The album was recorded in the band's new studio which allowed them to work at their own pace without running up big bills. Songs were written, critiqued, broken down, and rebuilt in day-long sessions. With the new disc, Hull is shooting for a more immediate live sound instead of the layer-heavy production of past Manchester Orchestra records. By and large, Hull was inspired by the surprise success of his side project, Bad Books.

"I spent three-and-a-half months making sure every single thing on Simple Math was articulated. We spent nine days on Bad Books II," says Hull. "It was totally helpful to me in doing this next Manchester record, because I realized that some of the stuff we were able to get from Bad Books was this immediacy — not over-thinking but not under-thinking either. It's been a huge blessing honestly to actually make money and get to hang out with your friends."

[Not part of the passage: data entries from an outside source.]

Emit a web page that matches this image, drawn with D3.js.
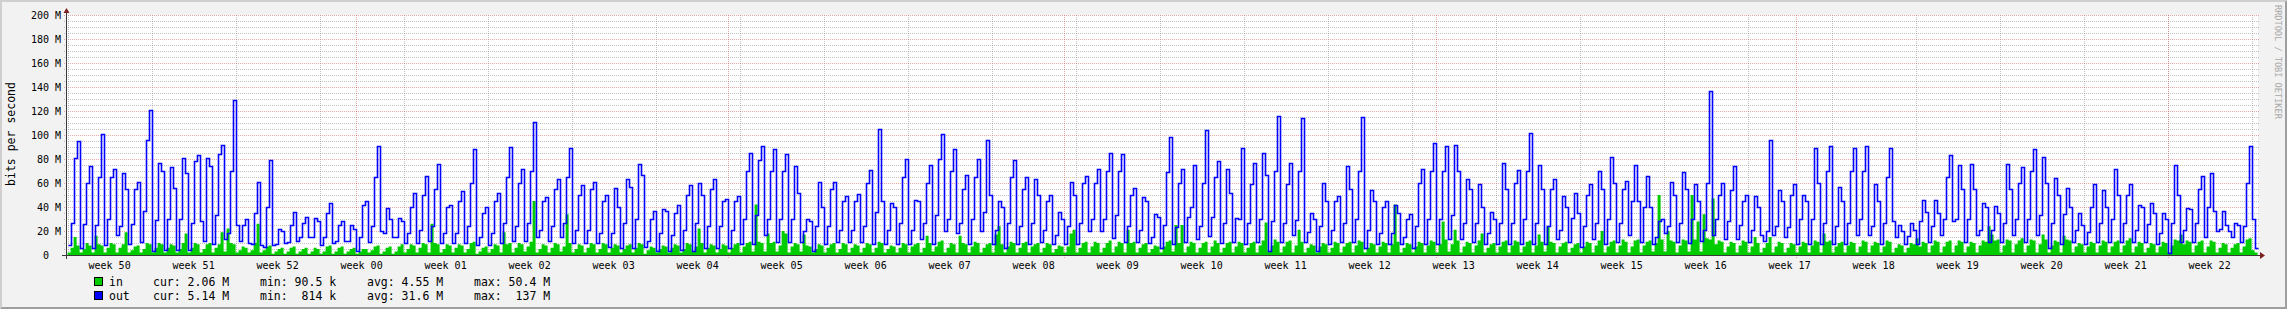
<!DOCTYPE html>
<html>
<head>
<meta charset="utf-8">
<script src="https://cdn.jsdelivr.net/npm/d3@7"></script>
<style>
  body { margin: 0; background: #f2f2f2; }
  svg { display: block; }
  text { font-family: "DejaVu Sans Mono", monospace; fill: #000; }
</style>
</head>
<body>
<svg id="chart" width="2287" height="309"></svg>
<script>

// ---------- data ----------

const weekLabels = ["week 50","week 51","week 52","week 00","week 01","week 02","week 03",
  "week 04","week 05","week 06","week 07","week 08","week 09","week 10","week 11","week 12",
  "week 13","week 14","week 15","week 16","week 17","week 18","week 19","week 20","week 21","week 22"];

const yTicks = [0, 20, 40, 60, 80, 100, 120, 140, 160, 180, 200];
const yTickLabels = ["0  ","20 M","40 M","60 M","80 M","100 M","120 M","140 M","160 M","180 M","200 M"];

const seriesNames = ["in", "out"];
const legendCur = ["2.06 M", "5.14 M"];
const legendMin = ["90.5 k", " 814 k"];
const legendAvg = ["4.55 M", "31.6 M"];
const legendMax = ["50.4 M", " 137 M"];

// 6 hour samples in Mbit/s, first one is Mon 8 Dec 2014 00:00, one line per week
const inValues = [
  2,6,15,8, 2,5,10,8, 2,16,9,8, 2,6,10,9, 2,6,9,19, 2,4,7,8, 2,5,10,9,
  2,6,10,9, 2,6,9,8, 2,5,10,18, 2,6,10,9, 2,5,9,10, 2,6,9,19, 3,22,10,9,
  2,4,7,6, 2,4,10,26, 2,4,7,8, 1,3,5,6, 1,3,6,7, 1,3,5,6, 1,3,6,5,
  1,3,7,8, 1,3,6,7, 1,3,5,6, 1,3,5,5, 2,4,7,8, 1,3,6,7, 1,3,7,9,
  2,5,9,8, 2,6,10,9, 2,26,10,9, 2,5,9,8, 2,6,9,8, 2,5,10,11, 1,3,6,7,
  2,5,9,8, 2,19,9,10, 2,6,10,9, 3,7,11,45, 2,5,9,8, 2,6,10,9, 3,7,34,10,
  2,5,9,8, 2,6,10,9, 2,5,10,9, 2,6,9,8, 2,5,8,9, 2,6,10,9, 1,4,7,6,
  2,5,8,7, 2,6,9,8, 2,5,10,9, 3,7,22,10, 2,6,9,8, 2,5,9,8, 2,6,9,10,
  2,7,10,11, 3,42,11,10, 3,18,10,11, 3,8,20,18, 2,7,10,9, 3,17,8,7, 2,5,9,8,
  2,6,9,10, 2,5,10,9, 2,6,9,8, 2,6,10,9, 2,6,11,10, 2,5,8,7, 2,6,10,9,
  2,7,9,10, 2,6,16,10, 3,7,11,12, 2,6,10,9, 2,16,10,9, 2,7,11,10, 2,6,9,10,
  2,17,24,9, 2,7,11,10, 2,6,10,11, 2,7,9,10, 2,6,10,9, 2,5,8,7, 2,7,18,21,
  2,6,10,11, 2,7,11,10, 2,6,10,12, 2,7,11,10, 2,21,10,11, 2,6,9,10, 2,5,8,7,
  2,7,11,12, 3,25,10,25, 2,7,11,10, 2,6,10,11, 2,7,12,10, 2,6,10,11, 2,7,11,10,
  2,6,10,11, 2,8,12,27, 3,8,13,11, 2,7,11,12, 2,8,21,11, 2,6,9,8, 2,7,10,9,
  2,6,11,10, 2,7,10,11, 2,8,12,11, 2,6,10,9, 2,7,11,10, 2,9,42,11, 2,6,10,9,
  2,7,11,10, 2,8,12,11, 2,9,28,13, 3,9,21,12, 2,7,11,10, 2,8,12,18, 2,6,9,10,
  2,7,11,12, 2,8,12,11, 2,7,11,12, 2,8,17,11, 3,24,11,10, 2,7,10,11, 2,6,9,10,
  2,7,11,10, 2,8,12,20, 2,7,11,12, 2,8,13,11, 2,7,12,13, 2,8,11,12, 3,10,50,13,
  3,20,12,11, 2,8,13,12, 3,50,13,28, 3,34,14,13, 47,9,12,11, 2,7,11,10, 2,8,12,11,
  2,7,15,10, 2,6,10,15, 2,7,11,10, 2,6,10,9, 2,7,11,10, 2,8,12,11, 2,18,11,12,
  2,7,10,11, 2,8,11,10, 2,7,12,11, 2,8,11,10, 2,7,12,11, 2,6,9,8, 2,6,10,9,
  14,7,11,10, 2,8,12,11, 2,7,11,12, 2,8,12,11, 2,7,11,10, 2,8,12,11, 24,17,12,13,
  2,8,13,12, 2,9,12,14, 2,8,13,12, 2,9,17,13, 2,8,12,11, 2,16,13,12, 2,7,10,9,
  2,7,11,10, 2,8,12,11, 2,7,11,12, 2,8,12,14, 2,7,11,10, 2,6,10,9, 2,7,11,10,
  2,8,13,12, 17,9,12,11, 2,8,11,12, 2,7,12,11, 2,6,10,9, 2,6,9,10, 2,7,13,14,
  4,2
];

const outValues = [
  8,27,81,95, 6,26,60,74, 6,25,65,101, 8,30,65,72, 17,24,68,55, 9,26,55,61, 11,37,96,121,
  3,29,77,70, 4,30,73,56, 4,30,81,68, 4,27,78,83, 28,12,81,74, 9,33,84,92, 13,18,70,129,
  25,12,25,30, 10,9,35,61, 8,7,40,79, 8,9,22,20, 10,11,25,36, 12,15,27,32, 15,15,31,28,
  8,15,35,43, 10,12,25,28, 12,12,25,22, 3,15,42,45, 11,24,65,91, 20,18,39,30, 15,15,31,28,
  10,18,40,52, 10,21,50,66, 12,24,55,76, 10,18,40,42, 10,18,45,53, 10,24,60,88, 8,15,35,40,
  8,18,45,52, 10,27,65,90, 12,24,60,72, 12,27,70,111, 15,21,45,48, 12,24,55,63, 15,27,65,89,
  10,21,50,58, 10,21,55,61, 10,18,45,50, 7,18,56,40, 6,27,63,57, 6,30,76,67, 7,12,30,37,
  3,18,38,37, 3,17,35,42, 4,21,50,58, 3,27,60,50, 6,24,55,63, 6,24,45,47, 6,21,45,49,
  9,30,70,85, 9,33,79,91, 17,30,70,88, 11,30,70,84, 11,30,74,52, 11,20,30,28, 3,24,61,40,
  9,24,55,61, 11,21,45,49, 11,21,45,51, 11,24,60,71, 9,36,105,45, 9,21,43,40, 9,27,65,80,
  9,21,46,45, 13,27,60,75, 9,33,80,101, 20,30,70,88, 18,27,55,67, 9,30,65,80, 20,36,96,50,
  9,21,45,40, 6,27,65,79, 9,24,55,65, 9,27,63,50, 11,21,45,50, 9,17,36,30, 9,24,61,50,
  9,27,60,66, 20,30,60,72, 20,30,70,85, 14,33,70,84, 11,24,50,56, 11,21,48,45, 10,15,34,32,
  6,25,69,98, 9,23,60,72, 11,32,40,75, 13,24,60,104, 16,32,65,78, 10,27,72,52, 11,31,30,89,
  9,27,59,77, 11,30,85,67, 3,28,70,116, 11,27,59,77, 17,29,70,114, 11,19,35,30, 3,24,60,45,
  9,21,45,49, 11,27,74,55, 11,30,70,115, 6,21,54,45, 9,18,40,45, 9,18,42,35, 9,15,30,34,
  6,24,60,72, 9,30,70,93, 9,30,70,91, 13,33,92,70, 13,27,63,55, 11,27,59,40, 9,18,36,30,
  9,27,77,55, 9,27,60,71, 9,30,70,102, 9,27,75,55, 9,24,55,63, 13,21,49,40, 11,31,52,35,
  7,24,50,59, 13,27,70,55, 9,30,82,60, 11,27,55,62, 17,45,75,45, 11,40,66,40, 9,15,28,30,
  18,24,61,50, 11,27,69,55, 10,30,59,45, 12,21,60,137, 17,30,50,60, 13,28,54,74, 13,25,45,50,
  11,21,49,40, 17,12,20,96, 17,24,54,45, 15,23,50,59, 9,30,50,45, 9,30,89,60, 9,27,70,91,
  9,24,57,45, 9,27,70,89, 17,30,70,91, 17,24,59,45, 9,27,65,89, 28,15,25,20, 9,16,27,21,
  9,28,46,36, 11,24,46,35, 17,30,65,83, 28,30,75,55, 11,30,76,55, 17,21,43,40, 11,21,41,35,
  11,27,76,55, 17,30,60,73, 11,30,70,88, 17,33,82,60, 6,27,64,50, 9,34,56,40, 11,21,35,25,
  9,19,40,59, 11,27,54,40, 11,30,72,50, 11,27,50,59, 11,21,42,40, 11,26,43,35, 9,18,35,30,
  2,27,75,50, 11,21,39,38, 11,27,55,66, 15,40,68,37, 20,22,37,25, 20,15,27,25, 11,24,60,91,
  30,6
];

// ---------- layout ----------

const W = 2287, H = 309;
const X0 = 66, X1 = 2258, Y0 = 255, Y1 = 15;
const hour = 3600 * 1000;
const start = Date.UTC(2014, 11, 8);
const end = start + 183 * 24 * hour;

const svg = d3.select("#chart");

const x = d3.scaleUtc()
    .domain([new Date(start), new Date(end)])
    .range([67.6, 67.6 + 183 * 12]);

const y = d3.scaleLinear()
    .domain([0, 200])
    .range([Y0, Y1]);

const minorCol = "rgba(143,143,143,0.55)";
const majorCol = "rgba(222,79,79,0.5)";

// background + 3d frame
svg.append("rect").attr("width", W).attr("height", H).attr("fill", "#f2f2f2");
svg.append("path")
    .attr("d", `M0,${H} L2,${H-2} L2,2 L${W-2},2 L${W},0 L0,0 Z`)
    .attr("fill", "#cfcfcf");
svg.append("path")
    .attr("d", `M2,${H-2} L${W-2},${H-2} L${W-2},2 L${W},0 L${W},${H} L0,${H} Z`)
    .attr("fill", "#9e9e9e");

// canvas
svg.append("rect")
    .attr("x", X0).attr("y", Y1)
    .attr("width", X1 - X0).attr("height", Y0 - Y1)
    .attr("fill", "#fff");

// ---------- grid ----------

const grid = svg.append("g")
    .attr("fill", "none")
    .attr("stroke-width", 1)
    .attr("shape-rendering", "crispEdges");

// horizontal: minor every 5 M, major every 20 M
const hLines = d3.range(5, 201, 5);
grid.selectAll(".hgrid")
    .data(hLines)
    .enter()
    .append("path")
    .attr("d", function(v){
      const yy = Math.round(y(v)) + 0.5;
      return `M${X0-2},${yy}H${X1+2}`;
    })
    .attr("stroke", function(v){ return v % 20 == 0 ? majorCol : minorCol; })
    .attr("stroke-dasharray", "1,1");

// vertical: weeks (minor), months (major)
const weeks = d3.utcMonday.range(new Date(start), new Date(start + 182.5 * 24 * hour));
const months = d3.utcMonth.range(new Date(start), new Date(start + 182.5 * 24 * hour));

grid.selectAll(".wgrid")
    .data(weeks)
    .enter()
    .append("path")
    .attr("d", function(d){
      const xx = Math.round(x(d)) + 0.5;
      return `M${xx},${Y1}V${Y0+2}`;
    })
    .attr("stroke", minorCol)
    .attr("stroke-dasharray", "1,1");

grid.selectAll(".mgrid")
    .data(months)
    .enter()
    .append("path")
    .attr("d", function(d){
      const xx = Math.round(x(d)) + 0.5;
      return `M${xx},${Y1}V${Y0+3}`;
    })
    .attr("stroke", majorCol)
    .attr("stroke-dasharray", "1,1");

// ---------- series ----------

function toPoints(vals){
  const pts = vals.map(function(v, i){ return {t: new Date(start + i * 6 * hour), v: v}; });
  pts.push({t: new Date(start + vals.length * 6 * hour), v: vals[vals.length - 1]});
  return pts;
}

const inArea = d3.area()
    .curve(d3.curveStepAfter)
    .x(function(d){ return x(d.t); })
    .y0(y(0))
    .y1(function(d){ return y(d.v); });

const outLine = d3.line()
    .curve(d3.curveStepAfter)
    .x(function(d){ return Math.round(x(d.t)) + 0.5; })
    .y(function(d){ return Math.round(y(d.v)) + 0.5; });

svg.append("path")
    .datum(toPoints(inValues))
    .attr("d", inArea)
    .attr("fill", "#00cc00");

// rrd LINE1 looks heavier than 1px because of its 2h steps, so a bit thicker here
svg.append("path")
    .datum(toPoints(outValues))
    .attr("d", outLine)
    .attr("fill", "none")
    .attr("stroke", "#0000ff")
    .attr("stroke-width", 1.6)
    .attr("stroke-linejoin", "miter");

// ---------- axes ----------

svg.append("path")
    .attr("d", `M${X0-4},${Y0+0.5}H${X1+4}M${X0+0.5},${Y0+4}V${Y1-4}`)
    .attr("stroke", "#3a3a3a")
    .attr("stroke-width", 1)
    .attr("shape-rendering", "crispEdges");

svg.append("path")
    .attr("d", `M${X1+2},${Y0-3}L${X1+2},${Y0+4}L${X1+7},${Y0+0.5}Z` +
               `M${X0-2.5},${Y1-2}L${X0+3.5},${Y1-2}L${X0+0.5},${Y1-7}Z`)
    .attr("fill", "#801f1f");

// y labels
svg.append("g")
    .selectAll("text")
    .data(yTicks)
    .enter()
    .append("text")
    .attr("x", 61)
    .attr("y", function(d){ return Math.round(y(d)) + 4; })
    .attr("text-anchor", "end")
    .style("font-size", "10px")
    .style("white-space", "pre")
    .text(function(d, i){ return yTickLabels[i]; });

// week labels, centred in each week
svg.append("g")
    .selectAll("text")
    .data(weeks.slice(0, weekLabels.length))
    .enter()
    .append("text")
    .attr("x", function(d){ return x(new Date(+d + 3.5 * 24 * hour)); })
    .attr("y", 268.5)
    .attr("text-anchor", "middle")
    .style("font-size", "10px")
    .text(function(d, i){ return weekLabels[i]; });

// unit
svg.append("text")
    .attr("transform", "translate(14.5,134) rotate(-90)")
    .attr("text-anchor", "middle")
    .style("font-size", "11.5px")
    .text("bits per second");

// watermark
svg.append("text")
    .attr("transform", "translate(2275,5) rotate(90)")
    .style("font-size", "8.6px")
    .style("fill", "#a9a9a9")
    .text("RRDTOOL / TOBI OETIKER");

// ---------- legend ----------

const legendColors = ["#00cc00", "#0000ff"];
const legend = svg.append("g")
    .selectAll("g")
    .data(seriesNames)
    .enter()
    .append("g")
    .attr("transform", function(d, i){ return "translate(0," + (i * 14) + ")"; });

legend.append("rect")
    .attr("x", 94.5).attr("y", 277.5)
    .attr("width", 8).attr("height", 8)
    .attr("fill", function(d, i){ return legendColors[i]; })
    .attr("stroke", "#000")
    .attr("stroke-width", 1)
    .attr("shape-rendering", "crispEdges");

const fields = [
  {x: 109, f: function(d, i){ return d; }},
  {x: 153, f: function(d, i){ return "cur: " + legendCur[i]; }},
  {x: 260, f: function(d, i){ return "min: " + legendMin[i]; }},
  {x: 367, f: function(d, i){ return "avg: " + legendAvg[i]; }},
  {x: 474, f: function(d, i){ return "max: " + legendMax[i]; }}
];

fields.forEach(function(fd){
  legend.append("text")
      .attr("x", fd.x)
      .attr("y", 285.5)
      .style("font-size", "11.5px")
      .style("white-space", "pre")
      .text(fd.f);
});

</script>
</body>
</html>
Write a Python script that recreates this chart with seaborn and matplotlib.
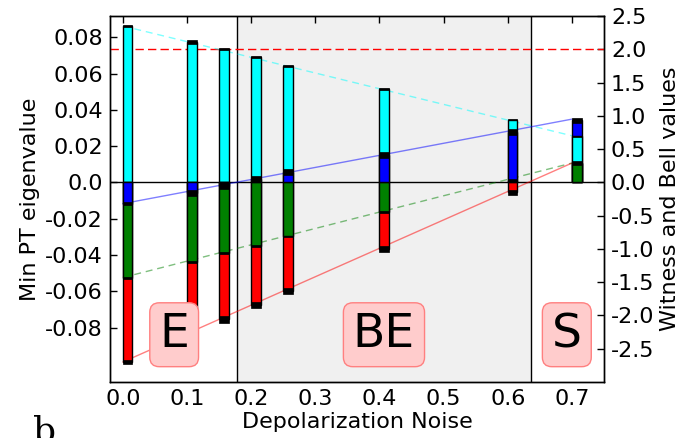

The band's decision to record everything in its studio naturally turned into a self-produced affair, which also had the effect of pushing the 26-year-old Hull to take the reigns like the music veteran he has become.

"I really drove the ship this time and really made sure all the way to parking it at the dock. With other records in my youth, I would fall off at about 75 percent. I'd get my stuff done and go let everybody else figure it out," he says. "Not having a strong producer voice in the studio forced me to at times be really difficult and hard on myself, but it's ended up the favorite thing we've done."

As for the as-yet-to-be-titled LP, Hull says it's scheduled to be released in the first quarter of next year. They'll get some of their recording costs back, get some marketing money behind it, and split the revenues. "It isn't a big money deal," he says.